Exercise prompt:
Every line below that mentions the word "with" should be copied out.

Material for this task:
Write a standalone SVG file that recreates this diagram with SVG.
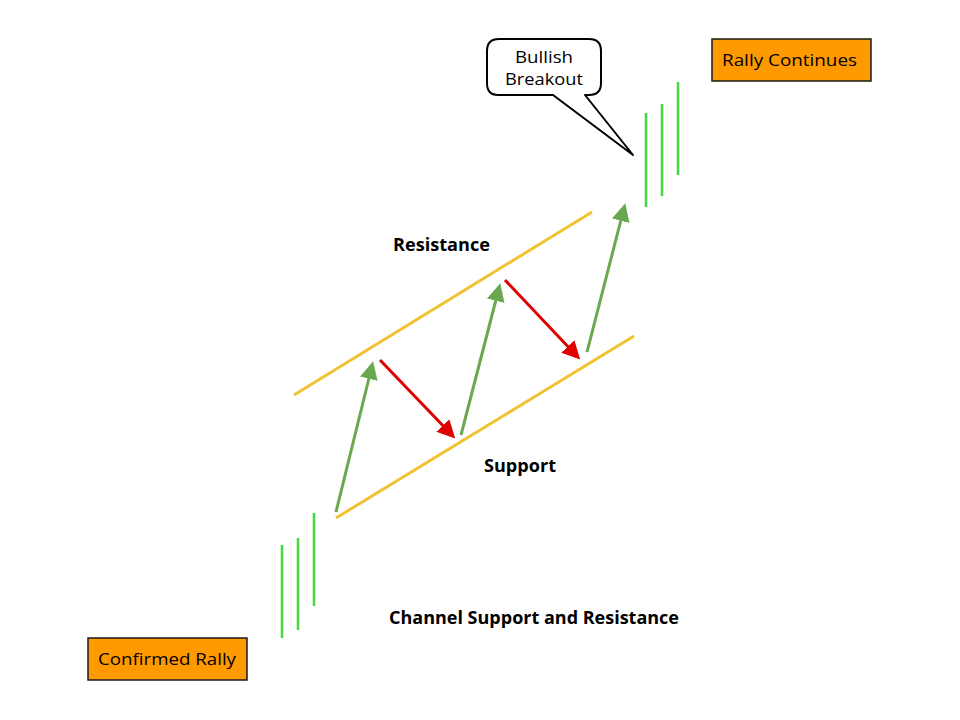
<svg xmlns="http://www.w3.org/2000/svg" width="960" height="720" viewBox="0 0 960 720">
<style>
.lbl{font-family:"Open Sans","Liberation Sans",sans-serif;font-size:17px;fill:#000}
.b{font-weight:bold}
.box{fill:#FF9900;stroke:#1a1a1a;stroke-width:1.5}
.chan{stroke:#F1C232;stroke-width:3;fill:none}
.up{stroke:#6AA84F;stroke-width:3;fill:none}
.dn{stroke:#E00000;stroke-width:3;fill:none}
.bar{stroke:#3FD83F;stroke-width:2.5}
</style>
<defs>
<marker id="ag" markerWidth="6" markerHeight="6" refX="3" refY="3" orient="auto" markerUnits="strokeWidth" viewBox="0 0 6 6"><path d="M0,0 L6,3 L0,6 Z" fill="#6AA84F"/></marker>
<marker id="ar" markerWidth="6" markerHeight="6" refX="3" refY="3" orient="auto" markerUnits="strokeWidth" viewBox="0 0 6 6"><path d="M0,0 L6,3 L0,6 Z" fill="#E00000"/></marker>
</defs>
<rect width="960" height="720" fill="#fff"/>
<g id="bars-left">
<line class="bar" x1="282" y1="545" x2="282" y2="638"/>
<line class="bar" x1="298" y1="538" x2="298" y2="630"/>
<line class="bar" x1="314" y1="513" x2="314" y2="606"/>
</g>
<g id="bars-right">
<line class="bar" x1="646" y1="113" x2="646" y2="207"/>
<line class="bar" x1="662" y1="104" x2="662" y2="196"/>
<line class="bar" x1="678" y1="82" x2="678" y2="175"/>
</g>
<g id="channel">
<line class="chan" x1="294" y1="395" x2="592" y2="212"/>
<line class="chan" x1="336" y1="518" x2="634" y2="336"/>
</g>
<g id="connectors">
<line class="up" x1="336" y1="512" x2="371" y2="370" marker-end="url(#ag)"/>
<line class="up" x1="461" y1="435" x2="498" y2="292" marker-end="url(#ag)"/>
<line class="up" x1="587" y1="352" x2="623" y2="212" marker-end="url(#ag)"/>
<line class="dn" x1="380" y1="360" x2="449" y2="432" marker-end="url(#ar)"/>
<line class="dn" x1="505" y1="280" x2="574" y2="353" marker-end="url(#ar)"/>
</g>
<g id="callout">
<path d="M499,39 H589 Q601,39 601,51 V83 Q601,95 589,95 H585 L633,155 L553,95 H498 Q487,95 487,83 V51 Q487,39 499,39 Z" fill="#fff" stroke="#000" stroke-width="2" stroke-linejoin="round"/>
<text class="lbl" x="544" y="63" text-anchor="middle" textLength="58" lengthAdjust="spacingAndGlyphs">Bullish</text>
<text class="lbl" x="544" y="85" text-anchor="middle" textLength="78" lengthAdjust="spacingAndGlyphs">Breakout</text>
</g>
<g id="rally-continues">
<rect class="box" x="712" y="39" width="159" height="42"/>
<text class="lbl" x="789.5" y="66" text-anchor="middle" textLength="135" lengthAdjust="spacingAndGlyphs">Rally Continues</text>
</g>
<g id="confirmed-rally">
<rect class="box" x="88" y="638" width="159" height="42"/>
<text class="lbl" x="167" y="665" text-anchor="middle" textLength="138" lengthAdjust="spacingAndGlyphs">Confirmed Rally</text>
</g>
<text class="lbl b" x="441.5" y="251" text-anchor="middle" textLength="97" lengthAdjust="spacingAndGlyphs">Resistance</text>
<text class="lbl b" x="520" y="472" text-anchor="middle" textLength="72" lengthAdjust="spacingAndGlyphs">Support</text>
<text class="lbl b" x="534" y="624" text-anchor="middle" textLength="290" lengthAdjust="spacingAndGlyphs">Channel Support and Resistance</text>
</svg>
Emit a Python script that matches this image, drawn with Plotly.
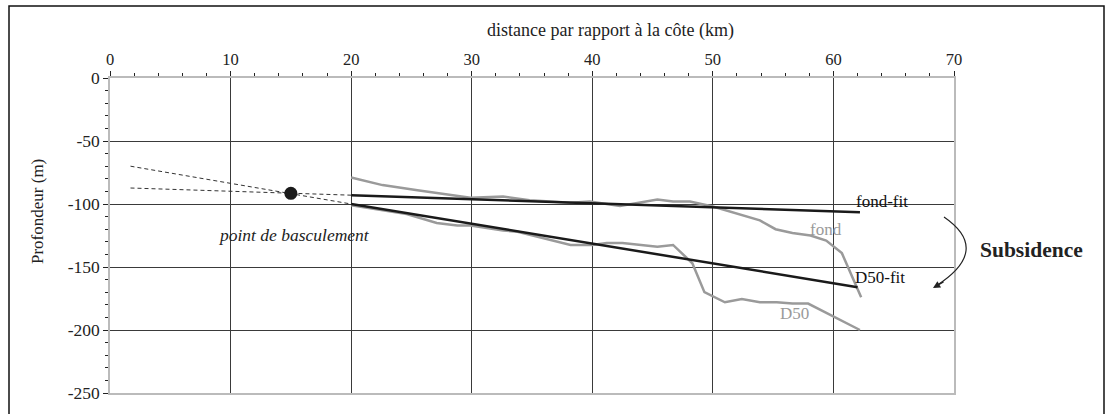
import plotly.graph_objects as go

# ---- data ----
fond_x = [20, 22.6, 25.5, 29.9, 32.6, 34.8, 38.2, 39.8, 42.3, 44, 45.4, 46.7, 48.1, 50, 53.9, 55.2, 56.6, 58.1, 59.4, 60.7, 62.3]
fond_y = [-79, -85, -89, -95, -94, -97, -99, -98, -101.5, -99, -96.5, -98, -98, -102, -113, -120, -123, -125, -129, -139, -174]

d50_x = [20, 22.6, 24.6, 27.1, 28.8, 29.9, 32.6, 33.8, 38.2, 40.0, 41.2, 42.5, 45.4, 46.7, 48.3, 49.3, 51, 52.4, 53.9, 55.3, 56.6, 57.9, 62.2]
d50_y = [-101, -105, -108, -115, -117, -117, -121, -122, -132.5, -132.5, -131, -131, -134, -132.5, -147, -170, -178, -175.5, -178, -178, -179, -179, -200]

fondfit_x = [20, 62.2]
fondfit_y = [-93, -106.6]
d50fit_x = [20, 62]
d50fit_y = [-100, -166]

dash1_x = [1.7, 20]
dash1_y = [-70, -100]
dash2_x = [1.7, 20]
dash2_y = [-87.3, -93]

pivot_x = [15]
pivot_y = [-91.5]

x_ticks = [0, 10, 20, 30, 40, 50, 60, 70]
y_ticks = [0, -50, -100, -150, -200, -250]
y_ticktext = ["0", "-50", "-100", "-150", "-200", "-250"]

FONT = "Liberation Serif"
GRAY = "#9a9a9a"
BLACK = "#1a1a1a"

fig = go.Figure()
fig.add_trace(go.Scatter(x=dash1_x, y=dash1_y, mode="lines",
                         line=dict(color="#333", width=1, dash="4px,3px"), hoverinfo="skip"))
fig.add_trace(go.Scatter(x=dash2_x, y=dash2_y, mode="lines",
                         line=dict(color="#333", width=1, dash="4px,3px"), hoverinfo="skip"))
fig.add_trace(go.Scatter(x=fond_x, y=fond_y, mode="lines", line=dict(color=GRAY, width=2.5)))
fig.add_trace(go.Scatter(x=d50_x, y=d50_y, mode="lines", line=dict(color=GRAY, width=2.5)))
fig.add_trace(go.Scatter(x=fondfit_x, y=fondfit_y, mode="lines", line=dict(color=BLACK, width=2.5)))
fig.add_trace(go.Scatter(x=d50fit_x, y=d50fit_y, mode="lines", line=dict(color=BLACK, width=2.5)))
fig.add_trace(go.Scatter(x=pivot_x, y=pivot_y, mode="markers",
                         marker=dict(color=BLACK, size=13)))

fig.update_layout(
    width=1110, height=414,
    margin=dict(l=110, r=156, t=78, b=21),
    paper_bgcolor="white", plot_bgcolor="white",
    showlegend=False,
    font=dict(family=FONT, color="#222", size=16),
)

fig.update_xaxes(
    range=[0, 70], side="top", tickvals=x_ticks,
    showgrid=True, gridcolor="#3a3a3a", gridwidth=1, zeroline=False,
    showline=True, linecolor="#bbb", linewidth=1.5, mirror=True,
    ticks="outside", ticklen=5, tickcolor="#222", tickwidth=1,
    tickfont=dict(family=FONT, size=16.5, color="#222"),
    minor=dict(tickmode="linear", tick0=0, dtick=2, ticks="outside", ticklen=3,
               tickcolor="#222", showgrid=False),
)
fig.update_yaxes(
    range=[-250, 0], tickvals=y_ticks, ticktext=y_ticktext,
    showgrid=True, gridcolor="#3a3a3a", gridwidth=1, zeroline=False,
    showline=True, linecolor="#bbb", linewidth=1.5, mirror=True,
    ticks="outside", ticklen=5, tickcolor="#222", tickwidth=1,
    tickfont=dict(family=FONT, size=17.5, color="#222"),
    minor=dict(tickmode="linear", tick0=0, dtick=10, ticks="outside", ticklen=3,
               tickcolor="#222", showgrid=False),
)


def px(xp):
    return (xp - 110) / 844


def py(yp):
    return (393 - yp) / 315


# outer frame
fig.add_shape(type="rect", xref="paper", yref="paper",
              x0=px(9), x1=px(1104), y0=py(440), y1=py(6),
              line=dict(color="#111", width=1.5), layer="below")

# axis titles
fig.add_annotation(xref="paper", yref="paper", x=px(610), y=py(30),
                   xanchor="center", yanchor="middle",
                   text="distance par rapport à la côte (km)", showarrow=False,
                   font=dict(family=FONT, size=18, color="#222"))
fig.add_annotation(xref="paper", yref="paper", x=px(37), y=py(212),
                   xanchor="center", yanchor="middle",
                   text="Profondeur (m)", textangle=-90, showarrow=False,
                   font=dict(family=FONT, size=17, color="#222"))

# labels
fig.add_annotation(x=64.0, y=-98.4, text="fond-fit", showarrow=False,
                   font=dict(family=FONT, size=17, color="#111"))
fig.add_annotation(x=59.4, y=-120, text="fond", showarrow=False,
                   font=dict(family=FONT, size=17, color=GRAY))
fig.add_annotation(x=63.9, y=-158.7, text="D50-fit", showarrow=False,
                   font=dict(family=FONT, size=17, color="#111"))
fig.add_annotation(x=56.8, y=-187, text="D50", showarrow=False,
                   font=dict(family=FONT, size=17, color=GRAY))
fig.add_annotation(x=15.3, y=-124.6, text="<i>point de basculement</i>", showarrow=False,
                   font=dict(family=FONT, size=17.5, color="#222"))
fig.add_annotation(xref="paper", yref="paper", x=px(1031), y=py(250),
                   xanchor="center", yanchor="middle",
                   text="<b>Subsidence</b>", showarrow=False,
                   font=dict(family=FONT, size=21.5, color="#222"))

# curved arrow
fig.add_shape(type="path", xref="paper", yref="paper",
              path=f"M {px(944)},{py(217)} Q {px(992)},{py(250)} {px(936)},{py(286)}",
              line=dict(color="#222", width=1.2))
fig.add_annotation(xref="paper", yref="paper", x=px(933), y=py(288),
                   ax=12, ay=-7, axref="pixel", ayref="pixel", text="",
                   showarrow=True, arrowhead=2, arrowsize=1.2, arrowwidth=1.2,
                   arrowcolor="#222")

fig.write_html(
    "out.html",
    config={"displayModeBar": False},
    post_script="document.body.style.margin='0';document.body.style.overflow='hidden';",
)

Written solution:
Write a standalone SVG file that recreates this diagram with SVG.
Emit a Python script that matches this image, drawn with Plotly.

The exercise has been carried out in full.